Eu fui galgando os postos, tinha uma ânsia de saber e de vencer. Sempre achei que através do livro venceria na vida, tínhamos uma vida difícil. Meus pais lutando muito, como filho mais velho sempre trabalhei, ajudando-os. Sempre eu tive sede de saber. Tanto que eu era até certo ponto um “chato” na escola, porque eu queria saber mais e cobrava demais. Cheguei a ser professor também e sei o que é um cidadão cobrando demais do professor. Na CPFL cheguei até ser Gerente Comercial. Eu me formei em Tecnologia em Transmissão e Distribuição de Energia Elétrica. Fiz especialização em equipamentos de 15.000 Volts, na Ilha Solteira. Fiz especialização em construção de Rede Elétrica de Alumínio, até então era utilizado o cobre. Com o advento do alumínio, que é bem mais barato do que o cobre, além de que o cobre era importado e o alumínio era brasileiro. As redes são bem mais baratas, mas o tipo de construções é diferente. Atualmente não se usa mais cobre em fios de transmissão de linhas de voltagem maiores. Atualmente o cobre é usado somente para enrolamentos de transformadores, enrolamentos de motores.
Algumas vezes vemos noticias de indivíduos que causam enormes prejuízos retirando fios de cobre de locais públicos, como se explica isso?

O melhor condutor é o ouro, o cobre foi por muito tempo utilizado como condutor, a rede telefônica utiliza um fio muito fino, de cobre, para o individuo obter uns poucos quilos de cobre terá que tirar um caminhão de fios. Não compensa comercialmente.
Atualmente qual é a voltagem utilizada nas cidades?

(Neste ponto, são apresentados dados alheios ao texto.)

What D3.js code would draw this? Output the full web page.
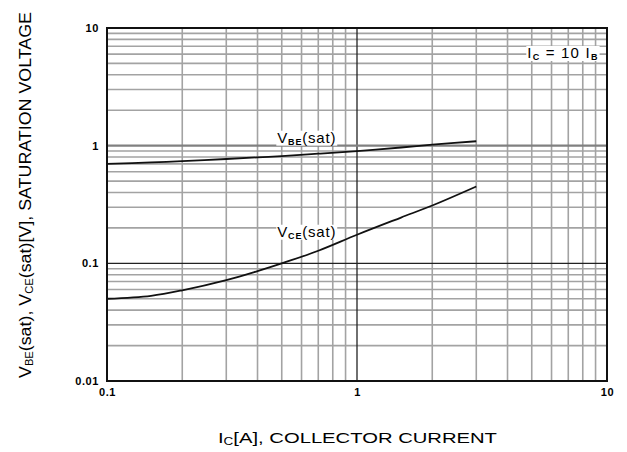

Na realidade são 11.950 volts, e os transformadores têm vários “TAPs”.
O que é um transformador?

É uma Mini Subestação, tem uns enrolamentos dentro dele em que a energia entra em alta tensão 11.950 volts e dependendo dos TAPs, que são as tomadas que eles têm e podem ser regulados. Vou retroceder um pouco na história, quando entrei na CPFL, tínhamos uma usina, atrás da Fábrica Boyes, construída por Luiz de Queiroz. A princípio ela produzia energia que supria a área central toda. Ficava atrás da Fábrica Boyes, onde depois surgiu uma fábrica de gelo e também surgiu uma fundição de metais. Ali tem a Usina Luiz de Queiroz que quando entrei na CPFL em 1967, sua produção de energia supria os bondes e a iluminação pública. Para a indústria e o comércio vinha uma linha de 69.000 volts de Gavião Peixoto e chegava em uma subestação grande atrás da Fábrica Boyes. Quando faltava energia vinda Gavião Peixoto, a energia vinha de Urubupungá. Entrava 69.000 volts, os abaixadores, era o processo inverso, isso porque na usina é gerada baixa, há os transformadores e elevadores, eleva para alta tensão para poder fazer as longas caminhadas aonde será feita a distribuição. Quando chega ao ponto de distribuição há as estações abaixadoras. Hoje chega a 440.000 volts, 590.000 volts depende de onde vem, entra na subestação, e tem aqueles transformadores abaixadores, que reduzem para 11.950 volts. Ai sai a linha denominada de alta tensão, mas que na realidade é de média tensão, na classe de 15.000 volts, alta tensão é a que chegou. Ela é distribuída em torno de 11.950 volts. O transformador nada mais é do que uma micro usina.Entra 11.950 e sai no TAP, no borne de saída com 220 volts de fase a fase ou 127 volts de fase a neutro. Ai sai para a distribuição nas casas, comércio. A eletricidade é bonita
Tanto para a época como para Piracicaba isso tudo era novidade?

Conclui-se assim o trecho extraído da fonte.